Peter mentions McWilliams in his column today, but someone else should point out the obvious: namely, that Peter has carried on McWilliams's work as the state's shrewdest observer.

Monday, January 05, 2009

The Land of Little Rain


I just turned in a review of a new Mary Austin biography, so it's fitting that I've been hanging out in the desert for the last couple of weeks. As Robert Hass has noted, water is to Mary Austin's 1903 classic, The Land of Little Rain, what marriage is to Jane Austen's novels: the element that explains everything.

Palm Springs Dog Show


My daughters and I attended this event on Saturday. Naturally, the press got wind of our presence there and asked us to comment.

Sunday, December 28, 2008

Kevin Starr and Westways


We have a new entry in the McWilliams sweepstakes: Kevin Starr, who contributed a piece on C-Mac to the current issue of Westways, the AAA magazine of Southern California, which is celebrating its 100th anniversary. Kevin describes McWilliams's monthly column, "Tides West," which ran in Westways during the 1930s.

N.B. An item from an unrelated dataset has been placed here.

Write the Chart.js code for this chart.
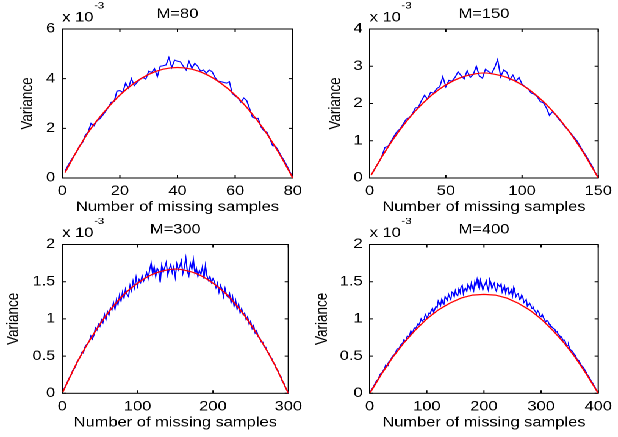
<!DOCTYPE html>
<html>
<head>
<meta charset="utf-8">
<script src="https://cdn.jsdelivr.net/npm/chart.js@4.4.1/dist/chart.umd.min.js"></script>
<style>
  html, body { margin: 0; padding: 0; background: #fff; overflow: hidden; }
  /* the source figure is stretched sideways, so the whole stage is too */
  #stage { position: absolute; left: 0; top: 0; width: 507px; height: 437px; transform: scaleX(1.22); transform-origin: 0 0; }
  #stage canvas { position: absolute; }
</style>
</head>
<body>
<div id="stage">
  <canvas id="c80" width="253" height="218" style="left:0;top:0;width:253px;height:218px"></canvas>
  <canvas id="c150" width="254" height="218" style="left:253px;top:0;width:254px;height:218px"></canvas>
  <canvas id="c300" width="253" height="219" style="left:0;top:218px;width:253px;height:219px"></canvas>
  <canvas id="c400" width="254" height="219" style="left:253px;top:218px;width:254px;height:219px"></canvas>
</div>
<script>
// values are in units of 1e-3

// M = 80
const m80XTicks = [0, 20, 40, 60, 80];
const m80YTicks = [0, 2, 4, 6];
const m80RedX = [1, 5, 10, 15, 20, 25, 30, 35, 40, 45, 50, 55, 60, 65, 70, 75, 80];
const m80Red = [0.22, 1.07, 2.00, 2.72, 3.34, 3.82, 4.17, 4.38, 4.45, 4.38, 4.17, 3.82, 3.34, 2.71, 1.95, 1.04, 0];
const m80BlueStep = 1;
const m80Blue = [
  0.28, 0.50, 0.70, 0.88, 1.05, 1.30, 1.42, 1.72, 1.85, 2.20,
  2.10, 2.30, 2.38, 2.52, 2.68, 2.85, 3.05, 3.08, 3.50, 3.52,
  3.45, 3.82, 3.62, 4.00, 3.72, 3.85, 3.98, 4.05, 3.98, 4.30,
  4.25, 4.40, 4.08, 4.50, 4.52, 4.55, 4.85, 4.45, 4.75, 4.70,
  4.68, 4.50, 4.35, 4.70, 4.42, 4.62, 4.50, 4.30, 4.35, 4.22,
  4.35, 4.28, 4.05, 3.90, 3.88, 3.85, 3.82, 3.88, 3.40, 3.30,
  3.22, 3.05, 3.22, 3.12, 2.80, 2.45, 2.40, 2.40, 2.05, 1.90,
  1.85, 1.60, 1.30, 1.28, 1.10, 0.88, 0.70, 0.48, 0.25, 0.02
];

// M = 150
const m150XTicks = [0, 50, 100, 150];
const m150YTicks = [0, 1, 2, 3, 4];
const m150RedX = [1, 10, 20, 30, 40, 50, 60, 70, 75, 80, 90, 100, 110, 120, 130, 140, 150];
const m150Red = [0.08, 0.70, 1.30, 1.80, 2.20, 2.50, 2.70, 2.80, 2.82, 2.80, 2.70, 2.50, 2.20, 1.80, 1.30, 0.70, 0];
const m150BlueStep = 2;
const m150Blue = [
  0.15, 0.30, 0.42, 0.58, 0.82, 0.85, 0.98, 1.12, 1.25, 1.32,
  1.45, 1.58, 1.62, 1.72, 1.88, 1.90, 2.08, 2.22, 2.12, 2.30,
  2.28, 2.40, 2.45, 2.72, 2.45, 2.62, 2.60, 2.70, 2.85, 2.75,
  2.66, 2.88, 2.70, 2.78, 3.00, 2.74, 2.68, 2.92, 2.86, 2.80,
  2.96, 3.18, 2.72, 2.90, 2.84, 2.64, 2.76, 2.60, 2.70, 2.52,
  2.45, 2.40, 2.28, 2.25, 2.18, 2.05, 2.02, 1.88, 1.68, 1.78,
  1.70, 1.58, 1.50, 1.38, 1.30, 1.20, 1.10, 1.00, 0.86, 0.72,
  0.60, 0.46, 0.32, 0.15, 0.02
];

// M = 300
const m300XTicks = [0, 100, 200, 300];
const m300YTicks = [0, 0.5, 1, 1.5, 2];
const m300RedX = [1, 20, 40, 60, 80, 100, 120, 140, 150, 160, 180, 200, 220, 240, 260, 280, 300];
const m300Red = [0.02, 0.42, 0.77, 1.07, 1.31, 1.48, 1.60, 1.66, 1.67, 1.66, 1.60, 1.48, 1.31, 1.07, 0.77, 0.42, 0];
const m300BlueStep = 2;
const m300Blue = [
  0.05, 0.09, 0.13, 0.18, 0.22, 0.25, 0.31, 0.33, 0.37, 0.43,
  0.46, 0.49, 0.55, 0.54, 0.62, 0.65, 0.67, 0.70, 0.77, 0.73,
  0.78, 0.88, 0.85, 0.93, 0.90, 0.99, 0.95, 1.06, 0.99, 1.10,
  1.05, 1.15, 1.12, 1.22, 1.13, 1.26, 1.19, 1.32, 1.24, 1.36,
  1.28, 1.40, 1.33, 1.30, 1.45, 1.38, 1.51, 1.42, 1.56, 1.44,
  1.53, 1.49, 1.58, 1.51, 1.56, 1.62, 1.54, 1.66, 1.75, 1.60,
  1.70, 1.57, 1.68, 1.64, 1.49, 1.72, 1.63, 1.69, 1.76, 1.59,
  1.67, 1.73, 1.62, 1.70, 1.56, 1.74, 1.66, 1.71, 1.78, 1.61,
  1.69, 1.82, 1.64, 1.58, 1.75, 1.67, 1.80, 1.62, 1.68, 1.57,
  1.65, 1.60, 1.70, 1.54, 1.72, 1.58, 1.52, 1.57, 1.49, 1.54,
  1.50, 1.42, 1.48, 1.36, 1.45, 1.40, 1.30, 1.41, 1.32, 1.29,
  1.34, 1.22, 1.30, 1.17, 1.25, 1.13, 1.20, 1.08, 1.14, 1.06,
  1.08, 0.99, 1.03, 0.93, 0.97, 0.87, 0.91, 0.81, 0.84, 0.76,
  0.75, 0.69, 0.69, 0.62, 0.62, 0.56, 0.54, 0.49, 0.47, 0.41,
  0.39, 0.33, 0.31, 0.25, 0.23, 0.16, 0.14, 0.08, 0.05, 0.00
];

// M = 400
const m400XTicks = [0, 100, 200, 300, 400];
const m400YTicks = [0, 0.5, 1, 1.5, 2];
const m400RedX = [1, 20, 40, 60, 80, 100, 120, 140, 160, 180, 200, 220, 240, 260, 280, 300, 320, 340, 360, 380, 400];
const m400Red = [0.01, 0.25, 0.48, 0.68, 0.85, 1.00, 1.12, 1.21, 1.28, 1.32, 1.33, 1.32, 1.28, 1.21, 1.12, 1.00, 0.85, 0.68, 0.48, 0.25, 0];
const m400BlueStep = 2;
const m400Blue = [
  0.03, 0.06, 0.08, 0.11, 0.14, 0.17, 0.18, 0.21, 0.25, 0.27,
  0.28, 0.31, 0.33, 0.38, 0.37, 0.40, 0.43, 0.44, 0.47, 0.50,
  0.51, 0.53, 0.56, 0.60, 0.59, 0.61, 0.65, 0.66, 0.68, 0.72,
  0.71, 0.73, 0.77, 0.76, 0.78, 0.84, 0.80, 0.83, 0.88, 0.87,
  0.89, 0.93, 0.92, 0.95, 1.00, 0.97, 0.99, 1.03, 1.06, 1.01,
  1.04, 1.08, 1.07, 1.12, 1.14, 1.09, 1.13, 1.17, 1.15, 1.24,
  1.21, 1.18, 1.26, 1.22, 1.20, 1.30, 1.27, 1.25, 1.33, 1.29,
  1.26, 1.36, 1.35, 1.30, 1.38, 1.33, 1.31, 1.40, 1.36, 1.43,
  1.45, 1.34, 1.40, 1.41, 1.37, 1.46, 1.43, 1.39, 1.48, 1.42,
  1.38, 1.50, 1.45, 1.53, 1.44, 1.41, 1.52, 1.46, 1.39, 1.44,
  1.47, 1.51, 1.43, 1.38, 1.53, 1.49, 1.41, 1.45, 1.48, 1.40,
  1.37, 1.47, 1.45, 1.43, 1.47, 1.36, 1.40, 1.44, 1.35, 1.41,
  1.42, 1.33, 1.36, 1.39, 1.31, 1.42, 1.37, 1.30, 1.33, 1.34,
  1.26, 1.27, 1.32, 1.29, 1.22, 1.24, 1.26, 1.17, 1.19, 1.21,
  1.18, 1.14, 1.16, 1.12, 1.10, 1.07, 1.11, 1.09, 1.04, 1.03,
  1.06, 1.02, 0.99, 0.96, 0.98, 0.97, 0.93, 0.91, 0.90, 0.88,
  0.87, 0.86, 0.82, 0.83, 0.79, 0.78, 0.75, 0.76, 0.71, 0.72,
  0.70, 0.65, 0.64, 0.65, 0.60, 0.58, 0.57, 0.55, 0.52, 0.51,
  0.47, 0.45, 0.44, 0.41, 0.38, 0.36, 0.35, 0.32, 0.29, 0.26,
  0.24, 0.22, 0.19, 0.16, 0.14, 0.11, 0.09, 0.05, 0.03, 0.00
];

const FONT = '"Liberation Sans", Arial, Helvetica, sans-serif';

// matlab style box, inward ticks, title and the x 10^-3 mark
const matlabFrame = {
  id: 'matlabFrame',
  beforeDatasetsDraw(chart) {
    const {ctx, chartArea: a, scales: {x, y}} = chart;
    ctx.save();
    ctx.strokeStyle = '#000';
    ctx.lineWidth = 1;
    ctx.strokeRect(a.left, a.top, a.width, a.height);
    ctx.beginPath();
    x.ticks.forEach(t => {
      const px = x.getPixelForValue(t.value);
      ctx.moveTo(px, a.bottom); ctx.lineTo(px, a.bottom - 3);
      ctx.moveTo(px, a.top); ctx.lineTo(px, a.top + 3);
    });
    y.ticks.forEach(t => {
      const py = y.getPixelForValue(t.value);
      ctx.moveTo(a.left, py); ctx.lineTo(a.left + 3, py);
      ctx.moveTo(a.right, py); ctx.lineTo(a.right - 3, py);
    });
    ctx.stroke();
    ctx.restore();
  },
  afterDraw(chart, args, opts) {
    const {ctx, chartArea: a} = chart;
    ctx.save();
    ctx.fillStyle = '#000';
    ctx.font = '13.5px ' + FONT;
    ctx.textAlign = 'center';
    ctx.textBaseline = 'middle';
    ctx.fillText(opts.title, (a.left + a.right) / 2, a.top - 14.5);
    ctx.textAlign = 'left';
    ctx.textBaseline = 'alphabetic';
    ctx.fillText('x 10', a.left, a.top - 7.5);
    const w = ctx.measureText('x 10').width;
    ctx.font = '9.5px ' + FONT;
    ctx.fillText('-3', a.left + w + 0.5, a.top - 20.5);
    ctx.restore();
  }
};

function points(xs, ys) {
  return ys.map((v, i) => ({x: xs[i], y: v}));
}

function stepPoints(step, ys) {
  return ys.map((v, i) => ({x: (i + 1) * step, y: v}));
}

function makePanel(id, p) {
  const font = {family: FONT, size: 13.5};
  return new Chart(document.getElementById(id), {
    type: 'line',
    data: {
      datasets: [
        {
          data: points(p.redX, p.red),
          borderColor: '#ff0000',
          borderWidth: 1.2,
          pointRadius: 0,
          cubicInterpolationMode: p.smooth ? 'monotone' : 'default',
          order: 0
        },
        {
          data: stepPoints(p.step, p.blue),
          borderColor: '#0000ff',
          borderWidth: 1,
          pointRadius: 0,
          order: 1
        }
      ]
    },
    options: {
      responsive: false,
      animation: false,
      devicePixelRatio: 2,
      events: [],
      layout: {padding: {top: p.top, right: p.right, left: 0, bottom: 0}},
      plugins: {
        legend: {display: false},
        tooltip: {enabled: false},
        matlabFrame: {title: p.title}
      },
      scales: {
        x: {
          type: 'linear',
          min: 0,
          max: p.xTicks[p.xTicks.length - 1],
          afterBuildTicks: s => { s.ticks = p.xTicks.map(v => ({value: v})); },
          afterFit: s => { s.height = p.xh; },
          grid: {display: false, drawTicks: false},
          border: {display: false},
          ticks: {padding: 5.4, color: '#000', font: font, autoSkip: false, maxRotation: 0, callback: v => String(v)},
          title: {display: true, text: 'Number of missing samples', color: '#000', font: font, padding: {top: 0, bottom: p.xtPad}}
        },
        y: {
          type: 'linear',
          min: 0,
          max: p.yTicks[p.yTicks.length - 1],
          afterBuildTicks: s => { s.ticks = p.yTicks.map(v => ({value: v})); },
          afterFit: s => { s.width = p.yw; },
          grid: {display: false, drawTicks: false},
          border: {display: false},
          ticks: {padding: 5.7, color: '#000', font: font, autoSkip: false, callback: v => String(v)},
          title: {display: true, text: 'Variance', color: '#000', font: font, padding: {top: p.ytPad, bottom: 0}}
        }
      }
    },
    plugins: [matlabFrame]
  });
}

makePanel('c80', {
  title: 'M=80', xTicks: m80XTicks, yTicks: m80YTicks,
  redX: m80RedX, red: m80Red, step: m80BlueStep, blue: m80Blue, smooth: true,
  top: 29, right: 13, yw: 51, xh: 40, xtPad: 2.6, ytPad: 14.8
});
makePanel('c150', {
  title: 'M=150', xTicks: m150XTicks, yTicks: m150YTicks,
  redX: m150RedX, red: m150Red, step: m150BlueStep, blue: m150Blue, smooth: true,
  top: 29, right: 13, yw: 50, xh: 40, xtPad: 2.6, ytPad: 14.3
});
makePanel('c300', {
  title: 'M=300', xTicks: m300XTicks, yTicks: m300YTicks,
  redX: m300RedX, red: m300Red, step: m300BlueStep, blue: m300Blue, smooth: true,
  top: 26.5, right: 13, yw: 51, xh: 43.7, xtPad: 6.3, ytPad: 3.4
});
makePanel('c400', {
  title: 'M=400', xTicks: m400XTicks, yTicks: m400YTicks,
  redX: m400RedX, red: m400Red, step: m400BlueStep, blue: m400Blue, smooth: false,
  top: 26.5, right: 13, yw: 50, xh: 43.7, xtPad: 6.3, ytPad: 3.2
});
</script>
</body>
</html>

All nicely done, of course, though Kevin tactfully omits the fact that Westways fired McWilliams after Ruth Comfort Mitchell, the wife of a Republican state senator, objected to his politics. McWilliams applauded John Steinbeck's The Grapes of Wrath in the pages of Westways, while Mitchell responded to it by writing Of Human Kindness, a novel that depicted virtuous family farmers and depraved labor union organizers.

I drew heavily from Kevin's books to produce my McWilliams bio. He, in turn, wrote a short (and humorous) foreword for my pamphlet, based on my Bonnie Cashin lecture at UCLA, on Carey McWilliams and the politics of cool.